> _Objective_:
Copy the listing below in full and skip every picture.

> _Data lines_:
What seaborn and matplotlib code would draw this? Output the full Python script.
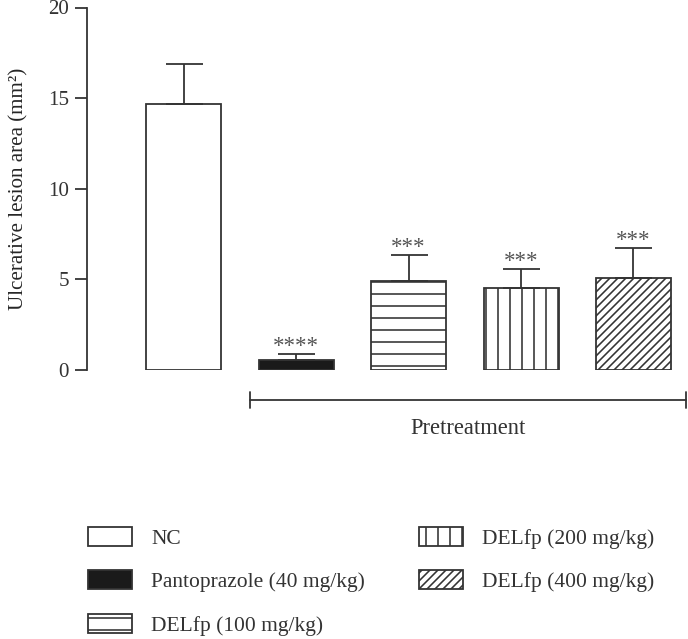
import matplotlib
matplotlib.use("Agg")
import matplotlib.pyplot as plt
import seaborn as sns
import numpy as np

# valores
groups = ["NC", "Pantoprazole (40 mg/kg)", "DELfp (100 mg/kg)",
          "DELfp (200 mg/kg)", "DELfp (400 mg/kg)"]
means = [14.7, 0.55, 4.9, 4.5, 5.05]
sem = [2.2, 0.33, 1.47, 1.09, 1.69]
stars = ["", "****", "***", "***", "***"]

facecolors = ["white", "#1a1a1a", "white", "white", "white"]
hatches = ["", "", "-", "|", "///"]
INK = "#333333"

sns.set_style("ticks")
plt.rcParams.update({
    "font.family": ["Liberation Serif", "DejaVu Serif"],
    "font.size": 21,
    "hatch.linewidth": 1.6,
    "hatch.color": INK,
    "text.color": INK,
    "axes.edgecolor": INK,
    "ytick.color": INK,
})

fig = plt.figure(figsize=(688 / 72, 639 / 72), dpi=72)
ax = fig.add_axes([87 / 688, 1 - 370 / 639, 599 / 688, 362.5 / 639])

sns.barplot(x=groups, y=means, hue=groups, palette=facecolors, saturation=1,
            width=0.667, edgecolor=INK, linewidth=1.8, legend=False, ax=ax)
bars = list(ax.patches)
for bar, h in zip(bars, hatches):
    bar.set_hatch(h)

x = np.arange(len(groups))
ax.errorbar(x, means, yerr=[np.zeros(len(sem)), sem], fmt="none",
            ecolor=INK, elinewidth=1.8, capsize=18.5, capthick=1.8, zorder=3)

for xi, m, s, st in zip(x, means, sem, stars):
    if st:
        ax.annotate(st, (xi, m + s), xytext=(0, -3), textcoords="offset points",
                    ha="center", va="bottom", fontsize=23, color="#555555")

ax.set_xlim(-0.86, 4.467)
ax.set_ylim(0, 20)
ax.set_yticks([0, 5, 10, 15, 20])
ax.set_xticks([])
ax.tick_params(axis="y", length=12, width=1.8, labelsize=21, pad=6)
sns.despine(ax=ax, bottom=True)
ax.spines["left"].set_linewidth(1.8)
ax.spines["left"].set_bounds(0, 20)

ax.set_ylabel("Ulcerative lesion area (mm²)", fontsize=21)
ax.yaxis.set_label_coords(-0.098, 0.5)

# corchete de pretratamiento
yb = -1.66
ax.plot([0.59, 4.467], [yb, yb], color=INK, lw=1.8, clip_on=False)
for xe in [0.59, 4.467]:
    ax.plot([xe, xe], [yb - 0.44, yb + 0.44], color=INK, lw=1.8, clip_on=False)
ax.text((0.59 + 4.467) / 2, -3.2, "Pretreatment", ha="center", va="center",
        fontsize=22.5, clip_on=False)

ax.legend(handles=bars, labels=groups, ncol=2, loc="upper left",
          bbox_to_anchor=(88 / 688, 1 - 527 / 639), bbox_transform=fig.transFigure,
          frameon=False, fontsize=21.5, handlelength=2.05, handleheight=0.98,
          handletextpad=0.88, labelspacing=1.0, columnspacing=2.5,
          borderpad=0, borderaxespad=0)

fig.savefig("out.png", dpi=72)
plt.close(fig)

> _Written response_:
What seaborn and matplotlib code would draw this? Output the full Python script.
import matplotlib
matplotlib.use("Agg")
import matplotlib.pyplot as plt
import seaborn as sns
import numpy as np

# valores
groups = ["NC", "Pantoprazole (40 mg/kg)", "DELfp (100 mg/kg)",
          "DELfp (200 mg/kg)", "DELfp (400 mg/kg)"]
means = [14.7, 0.55, 4.9, 4.5, 5.05]
sem = [2.2, 0.33, 1.47, 1.09, 1.69]
stars = ["", "****", "***", "***", "***"]

facecolors = ["white", "#1a1a1a", "white", "white", "white"]
hatches = ["", "", "-", "|", "///"]
INK = "#333333"

sns.set_style("ticks")
plt.rcParams.update({
    "font.family": ["Liberation Serif", "DejaVu Serif"],
    "font.size": 21,
    "hatch.linewidth": 1.6,
    "hatch.color": INK,
    "text.color": INK,
    "axes.edgecolor": INK,
    "ytick.color": INK,
})

fig = plt.figure(figsize=(688 / 72, 639 / 72), dpi=72)
ax = fig.add_axes([87 / 688, 1 - 370 / 639, 599 / 688, 362.5 / 639])

sns.barplot(x=groups, y=means, hue=groups, palette=facecolors, saturation=1,
            width=0.667, edgecolor=INK, linewidth=1.8, legend=False, ax=ax)
bars = list(ax.patches)
for bar, h in zip(bars, hatches):
    bar.set_hatch(h)

x = np.arange(len(groups))
ax.errorbar(x, means, yerr=[np.zeros(len(sem)), sem], fmt="none",
            ecolor=INK, elinewidth=1.8, capsize=18.5, capthick=1.8, zorder=3)

for xi, m, s, st in zip(x, means, sem, stars):
    if st:
        ax.annotate(st, (xi, m + s), xytext=(0, -3), textcoords="offset points",
                    ha="center", va="bottom", fontsize=23, color="#555555")

ax.set_xlim(-0.86, 4.467)
ax.set_ylim(0, 20)
ax.set_yticks([0, 5, 10, 15, 20])
ax.set_xticks([])
ax.tick_params(axis="y", length=12, width=1.8, labelsize=21, pad=6)
sns.despine(ax=ax, bottom=True)
ax.spines["left"].set_linewidth(1.8)
ax.spines["left"].set_bounds(0, 20)

ax.set_ylabel("Ulcerative lesion area (mm²)", fontsize=21)
ax.yaxis.set_label_coords(-0.098, 0.5)

# corchete de pretratamiento
yb = -1.66
ax.plot([0.59, 4.467], [yb, yb], color=INK, lw=1.8, clip_on=False)
for xe in [0.59, 4.467]:
    ax.plot([xe, xe], [yb - 0.44, yb + 0.44], color=INK, lw=1.8, clip_on=False)
ax.text((0.59 + 4.467) / 2, -3.2, "Pretreatment", ha="center", va="center",
        fontsize=22.5, clip_on=False)

ax.legend(handles=bars, labels=groups, ncol=2, loc="upper left",
          bbox_to_anchor=(88 / 688, 1 - 527 / 639), bbox_transform=fig.transFigure,
          frameon=False, fontsize=21.5, handlelength=2.05, handleheight=0.98,
          handletextpad=0.88, labelspacing=1.0, columnspacing=2.5,
          borderpad=0, borderaxespad=0)

fig.savefig("out.png", dpi=72)
plt.close(fig)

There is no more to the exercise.